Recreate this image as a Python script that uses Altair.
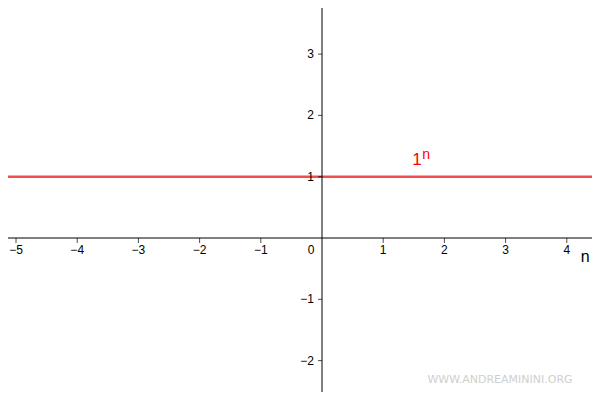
import altair as alt
import pandas as pd

# data
x_ticks = [-5, -4, -3, -2, -1, 1, 2, 3, 4]
y_ticks = [-2, -1, 1, 2, 3]
n_vals = [-6, -5, -4, -3, -2, -1, 0, 1, 2, 3, 4, 5]
f_vals = [1, 1, 1, 1, 1, 1, 1, 1, 1, 1, 1, 1]

x_dom = [-5.131, 4.412]
y_dom = [-2.512, 3.752]

FONT = "Liberation Sans"
xs = alt.Scale(domain=x_dom, nice=False, zero=False)
ys = alt.Scale(domain=y_dom, nice=False, zero=False)

def X(f="x"):
    return alt.X(f"{f}:Q", scale=xs, axis=None)

def Y(f="y"):
    return alt.Y(f"{f}:Q", scale=ys, axis=None)

xt = pd.DataFrame({"x": x_ticks, "y": [0] * len(x_ticks),
                   "lab": [("\u2212" + str(-v)) if v < 0 else str(v) for v in x_ticks]})
yt = pd.DataFrame({"y": y_ticks, "x": [0] * len(y_ticks),
                   "lab": [("\u2212" + str(-v)) if v < 0 else str(v) for v in y_ticks]})
fn = pd.DataFrame({"x": n_vals, "y": f_vals})
origin = pd.DataFrame({"x": [0], "y": [0], "lab": ["0"]})

x_axis = alt.Chart(origin).mark_rule(color="black", strokeWidth=1).encode(y=Y())
y_axis = alt.Chart(origin).mark_rule(color="black", strokeWidth=1).encode(x=X())

x_tk = alt.Chart(xt).mark_tick(orient="vertical", size=5, thickness=1, color="black", yOffset=2.5).encode(x=X(), y=Y())
y_tk = alt.Chart(yt).mark_tick(orient="horizontal", size=4, thickness=1, color="black", xOffset=-2).encode(x=X(), y=Y())

x_lab = alt.Chart(xt).mark_text(font=FONT, fontSize=12, color="black", dy=12, align="center", baseline="middle").encode(x=X(), y=Y(), text="lab:N")
y_lab = alt.Chart(yt).mark_text(font=FONT, fontSize=12, color="black", dx=-8, align="right", baseline="middle").encode(x=X(), y=Y(), text="lab:N")
o_lab = alt.Chart(origin).mark_text(font=FONT, fontSize=12, color="black", dx=-11, dy=12, align="center", baseline="middle").encode(x=X(), y=Y(), text="lab:N")

line = alt.Chart(fn).mark_line(color="#f03a3a", strokeWidth=2.5, opacity=0.9, clip=True).encode(x=X(), y=Y())

lab1 = pd.DataFrame({"x": [1.552], "y": [1.19], "lab": ["1"]})
labn = pd.DataFrame({"x": [1.70], "y": [1.29], "lab": ["n"]})
t1 = alt.Chart(lab1).mark_text(font=FONT, fontSize=17, color="#ff0000", align="center", baseline="alphabetic").encode(x=X(), y=Y(), text="lab:N")
tn = alt.Chart(labn).mark_text(font=FONT, fontSize=14, color="#ff0000", align="center", baseline="alphabetic").encode(x=X(), y=Y(), text="lab:N")

axn = pd.DataFrame({"x": [4.30], "y": [-0.39], "lab": ["n"]})
tax = alt.Chart(axn).mark_text(font=FONT, fontSize=16, color="black", align="center", baseline="alphabetic").encode(x=X(), y=Y(), text="lab:N")

wm = alt.Chart(origin).mark_text(font="DejaVu Sans", fontSize=11, color="#cfcfcf", align="center", baseline="middle", text="WWW.ANDREAMININI.ORG").encode(x=alt.value(492), y=alt.value(372))

chart = alt.layer(line, x_axis, y_axis, x_tk, y_tk, x_lab, y_lab, o_lab, t1, tn, tax, wm).properties(
    width=584, height=384, padding=0,
    autosize=alt.AutoSizeParams(type="none"),
    background="white",
).configure_view(stroke=None)

chart.save("out.html", embed_options={"renderer": "svg", "actions": False})
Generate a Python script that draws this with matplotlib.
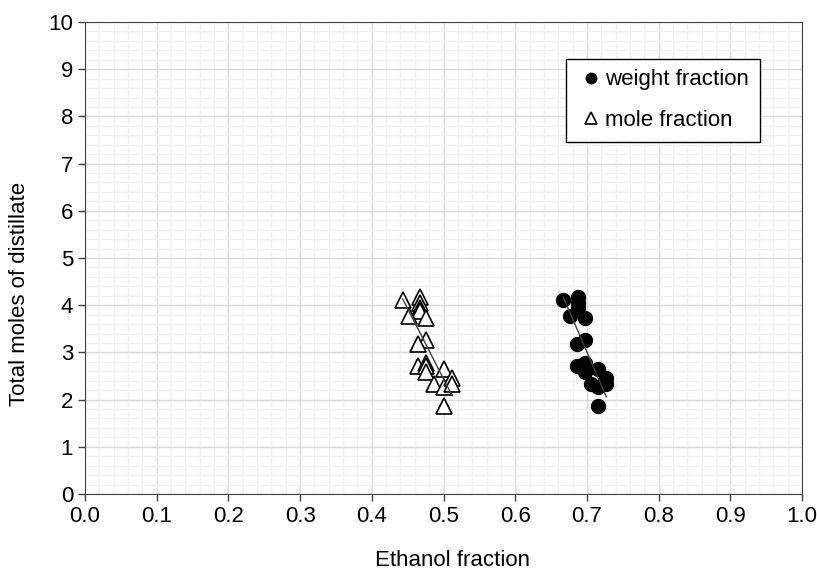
# Ethanol fraction vs total moles of distillate
import matplotlib.pyplot as plt
import numpy as np
from matplotlib.ticker import MultipleLocator

plt.rcParams['font.family'] = ['Liberation Sans', 'DejaVu Sans']

# data
total_moles = [4.10, 4.17, 4.05, 3.95, 3.88, 3.77, 3.73, 3.27, 3.17, 2.71,
               2.78, 2.72, 2.58, 2.65, 2.32, 2.26, 2.46, 2.34, 1.87]
mole_frac = [0.443, 0.467, 0.467, 0.467, 0.467, 0.452, 0.476, 0.476, 0.464, 0.464,
             0.476, 0.476, 0.476, 0.500, 0.487, 0.500, 0.512, 0.512, 0.500]
weight_frac = [0.667, 0.687, 0.687, 0.687, 0.687, 0.677, 0.697, 0.697, 0.686, 0.686,
               0.697, 0.695, 0.697, 0.716, 0.706, 0.716, 0.727, 0.727, 0.716]

fig = plt.figure(figsize=(8.17, 5.70), dpi=100)
ax = fig.add_axes([85 / 817, 76 / 570, 717 / 817, 472 / 570])

ax.plot(weight_frac, total_moles, 'o', color='black', markersize=10,
        label='weight fraction', zorder=3)
ax.plot(mole_frac, total_moles, '^', markerfacecolor='white', markeredgecolor='black',
        markeredgewidth=1.2, markersize=11, label='mole fraction', zorder=3)

# linear trendlines
for xs in (weight_frac, mole_frac):
    xs = np.array(xs)
    k, b = np.polyfit(xs, total_moles, 1)
    xl = np.array([xs.min(), xs.max()])
    ax.plot(xl, k * xl + b, color='#404040', linewidth=1, zorder=4)

ax.set_xlim(0, 1)
ax.set_ylim(0, 10)
ax.xaxis.set_minor_locator(MultipleLocator(0.02))
ax.yaxis.set_major_locator(MultipleLocator(1))
ax.yaxis.set_minor_locator(MultipleLocator(0.2))
ax.set_xticks(np.arange(0, 1.01, 0.1))
ax.set_xticklabels([f'{v:.1f}' for v in np.arange(0, 1.01, 0.1)])
ax.grid(which='major', color='#d9d9d9', linewidth=1)
ax.grid(which='minor', color='#f0f0f0', linewidth=1)
ax.set_axisbelow(True)
ax.tick_params(which='major', direction='out', length=5, width=1, color='#404040',
               labelsize=16, labelcolor='black')
ax.tick_params(which='minor', length=0)
for s in ax.spines.values():
    s.set_color('#404040')

ax.set_xlabel('Ethanol fraction', fontsize=16)
ax.set_ylabel('Total moles of distillate', fontsize=16)
ax.xaxis.set_label_coords(0.513, -0.118)
ax.yaxis.set_label_coords(-0.077, 0.424)

leg = ax.legend(loc='upper right', bbox_to_anchor=(0.941, 0.9216), fontsize=16,
                markerscale=0.75, handlelength=1.3, handletextpad=0.0,
                labelspacing=0.89, borderpad=0.47, fancybox=False, framealpha=1,
                borderaxespad=0)
leg.get_frame().set_edgecolor('black')
leg.get_frame().set_linewidth(1)

fig.savefig('out.png', dpi=100)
- - - -
_Stated goal_
Your job is to reproduce the lines from the one with "Generate a Python" through the one with "ax.plot(xl, k *", both kept, exactly as they are. Leave out the pictures.

_Response to this task_
Generate a Python script that draws this with matplotlib.
# Ethanol fraction vs total moles of distillate
import matplotlib.pyplot as plt
import numpy as np
from matplotlib.ticker import MultipleLocator

plt.rcParams['font.family'] = ['Liberation Sans', 'DejaVu Sans']

# data
total_moles = [4.10, 4.17, 4.05, 3.95, 3.88, 3.77, 3.73, 3.27, 3.17, 2.71,
               2.78, 2.72, 2.58, 2.65, 2.32, 2.26, 2.46, 2.34, 1.87]
mole_frac = [0.443, 0.467, 0.467, 0.467, 0.467, 0.452, 0.476, 0.476, 0.464, 0.464,
             0.476, 0.476, 0.476, 0.500, 0.487, 0.500, 0.512, 0.512, 0.500]
weight_frac = [0.667, 0.687, 0.687, 0.687, 0.687, 0.677, 0.697, 0.697, 0.686, 0.686,
               0.697, 0.695, 0.697, 0.716, 0.706, 0.716, 0.727, 0.727, 0.716]

fig = plt.figure(figsize=(8.17, 5.70), dpi=100)
ax = fig.add_axes([85 / 817, 76 / 570, 717 / 817, 472 / 570])

ax.plot(weight_frac, total_moles, 'o', color='black', markersize=10,
        label='weight fraction', zorder=3)
ax.plot(mole_frac, total_moles, '^', markerfacecolor='white', markeredgecolor='black',
        markeredgewidth=1.2, markersize=11, label='mole fraction', zorder=3)

# linear trendlines
for xs in (weight_frac, mole_frac):
    xs = np.array(xs)
    k, b = np.polyfit(xs, total_moles, 1)
    xl = np.array([xs.min(), xs.max()])
    ax.plot(xl, k * xl + b, color='#404040', linewidth=1, zorder=4)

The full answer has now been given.